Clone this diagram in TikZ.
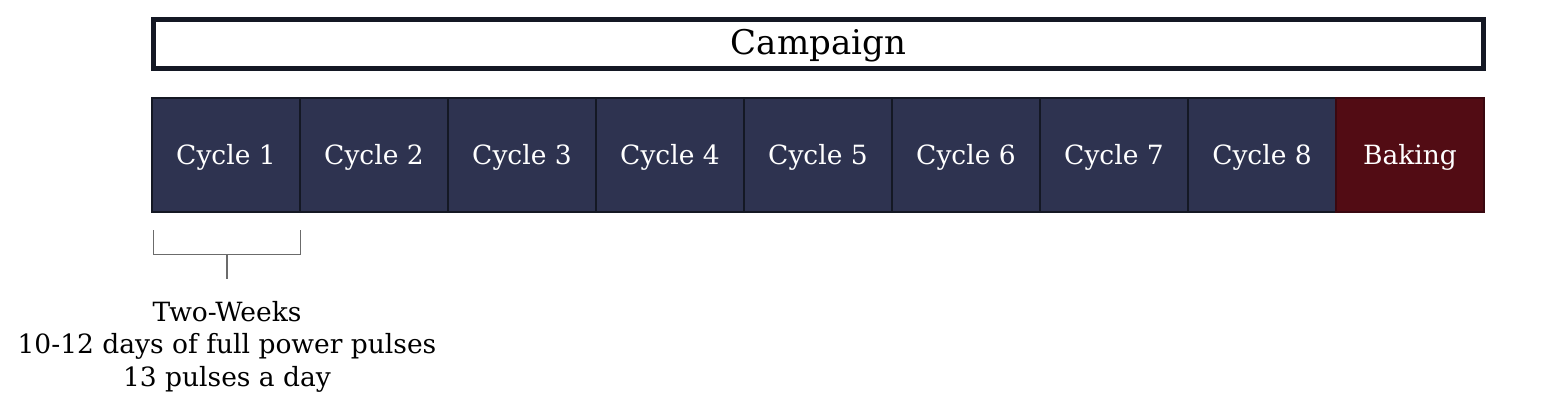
\documentclass[tikz,border=0pt]{standalone}
\usepackage{fontspec}
\setmainfont{DejaVu Serif}
\definecolor{cyclefill}{HTML}{2E3350}
\definecolor{cycleedge}{HTML}{141824}
\definecolor{bakefill}{HTML}{520C14}
\definecolor{bakeedge}{HTML}{3A0810}
\definecolor{bracketgray}{HTML}{6B6B6B}
\tikzset{
  cyclebox/.style={draw=cycleedge, fill=cyclefill, line width=2pt, minimum width=148pt, minimum height=114pt,
    inner sep=0pt, outer sep=0pt, text=white, font=\fontsize{26.5}{30}\selectfont,
    text height=19.3pt, text depth=0pt},
  bakebox/.style={cyclebox, draw=bakeedge, fill=bakefill},
  campbox/.style={draw=cycleedge, line width=5pt, minimum width=1330pt, minimum height=49.5pt, inner sep=0pt,
    font=\fontsize{34}{38}\selectfont, text height=24.8pt, text depth=4.3pt},
  bracketline/.style={draw=bracketgray, line width=1.8pt},
  notetext/.style={align=center, font=\fontsize{26.5}{32.8}\selectfont, inner sep=0pt}
}
\begin{document}
\begin{tikzpicture}[x=1pt,y=-1pt]
\fill[white] (0,0) rectangle (1558,408);
\useasboundingbox (0,0) rectangle (1558,408);
\node[campbox] (campaign) at (818.5,43.75) {Campaign};
\foreach \i in {1,...,8} {
  \node[cyclebox] (c\i) at ({152+74+148*(\i-1)},154.5) {Cycle \i};
}
\node[bakebox] (bake) at ({152+74+148*8},154.5) {Baking};
\coordinate (bl) at (153.5,230);
\coordinate (br) at (300.5,230);
\coordinate (bc) at (227,279);
\node[notetext, anchor=base] (note) at (227,386.7) {Two-Weeks\\10-12 days of full power pulses\\13 pulses a day};
\draw[bracketline] (bl) |- (br |- 0,254.5) -- (br);
\draw[bracketline] (bc |- 0,254.5) -- (bc);
\end{tikzpicture}
\end{document}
==============================
Exercise instructions ▸ Reproduce each line exactly, please, except for any pictures.

Output below ▸
Clone this diagram in TikZ.
\documentclass[tikz,border=0pt]{standalone}
\usepackage{fontspec}
\setmainfont{DejaVu Serif}
\definecolor{cyclefill}{HTML}{2E3350}
\definecolor{cycleedge}{HTML}{141824}
\definecolor{bakefill}{HTML}{520C14}
\definecolor{bakeedge}{HTML}{3A0810}
\definecolor{bracketgray}{HTML}{6B6B6B}
\tikzset{
  cyclebox/.style={draw=cycleedge, fill=cyclefill, line width=2pt, minimum width=148pt, minimum height=114pt,
    inner sep=0pt, outer sep=0pt, text=white, font=\fontsize{26.5}{30}\selectfont,
    text height=19.3pt, text depth=0pt},
  bakebox/.style={cyclebox, draw=bakeedge, fill=bakefill},
  campbox/.style={draw=cycleedge, line width=5pt, minimum width=1330pt, minimum height=49.5pt, inner sep=0pt,
    font=\fontsize{34}{38}\selectfont, text height=24.8pt, text depth=4.3pt},
  bracketline/.style={draw=bracketgray, line width=1.8pt},
  notetext/.style={align=center, font=\fontsize{26.5}{32.8}\selectfont, inner sep=0pt}
}
\begin{document}
\begin{tikzpicture}[x=1pt,y=-1pt]
\fill[white] (0,0) rectangle (1558,408);
\useasboundingbox (0,0) rectangle (1558,408);
\node[campbox] (campaign) at (818.5,43.75) {Campaign};
\foreach \i in {1,...,8} {
  \node[cyclebox] (c\i) at ({152+74+148*(\i-1)},154.5) {Cycle \i};
}
\node[bakebox] (bake) at ({152+74+148*8},154.5) {Baking};
\coordinate (bl) at (153.5,230);
\coordinate (br) at (300.5,230);
\coordinate (bc) at (227,279);
\node[notetext, anchor=base] (note) at (227,386.7) {Two-Weeks\\10-12 days of full power pulses\\13 pulses a day};
\draw[bracketline] (bl) |- (br |- 0,254.5) -- (br);
\draw[bracketline] (bc |- 0,254.5) -- (bc);
\end{tikzpicture}
\end{document}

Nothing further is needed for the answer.